Nestled at the foot of the Bucegi Mountains in the picturesque town of Sinaia, Peles Castle is a masterpiece of German new-Renaissance architecture, considered by many one of the most stunning castles in Europe. Commissioned by King Carol I in 1873 and completed in 1883, the castle served as the summer residence of the royal family until 1947. Its 160 rooms are adorned with the finest examples of European art, Murano crystal chandeliers, German stained-glass windows and Cordoba leather-covered walls. (Wikipedia)

By the end of the 3 Unknown programmes Eugene had done us all proud by keeping up with his good scores and in the end finishing 23rd, a great effort for his first International outing and with me a little further behind at 36th overall…. and now ready for the comp :) )… oh wait, its over!!

Also worth a mention is the fact that the judges too are graded on their performance, with Quintin also doing very well, as he always does, coming in second.

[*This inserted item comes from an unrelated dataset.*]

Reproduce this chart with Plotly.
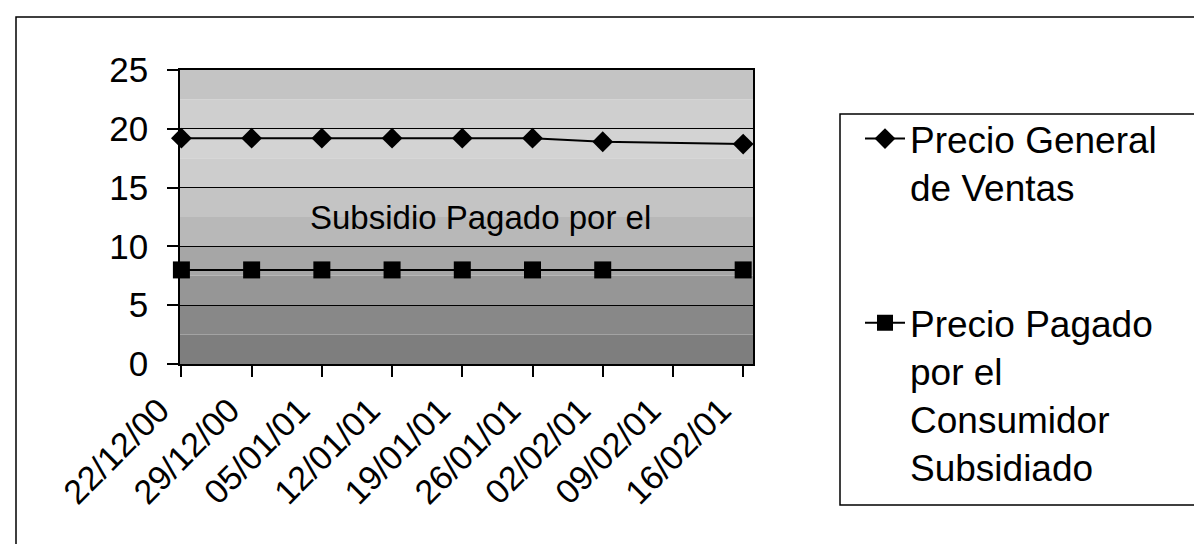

Overall it was a fantastic contest with great camaraderie between all the pilots. All sharing info, all having a laugh with some great new friendships formed and all without a doubt expressing their wish for another contest at the same venue.

Of course whats the point of having a nice airfield and lots of aerobatic aeroplanes lying about without having a closing airshow. So we were treated to some freestyle by a few of the contestants, a C130 demo and some Yak formation complete with pyrotechnics setting the airfield alight.

In the end, the Russian Pilot, Roman Ovchinnikov took home the spoils with a score of 78%, Bastien Le Roux second and local ace Andrei-Mihai Serbu bringing home the bronze for the Romanians.
The Team Medals went to France in 1st, USA 2nd and Romania 3rd. (as we technically didn’t constitute a full team, we weren’t in the running)

In the end a great time was had and of course, thanks to all the support and messages we received throughout the contest from all and sundry back home. We’ve learned a few good lessons that hopefully we can pass on to the future teams.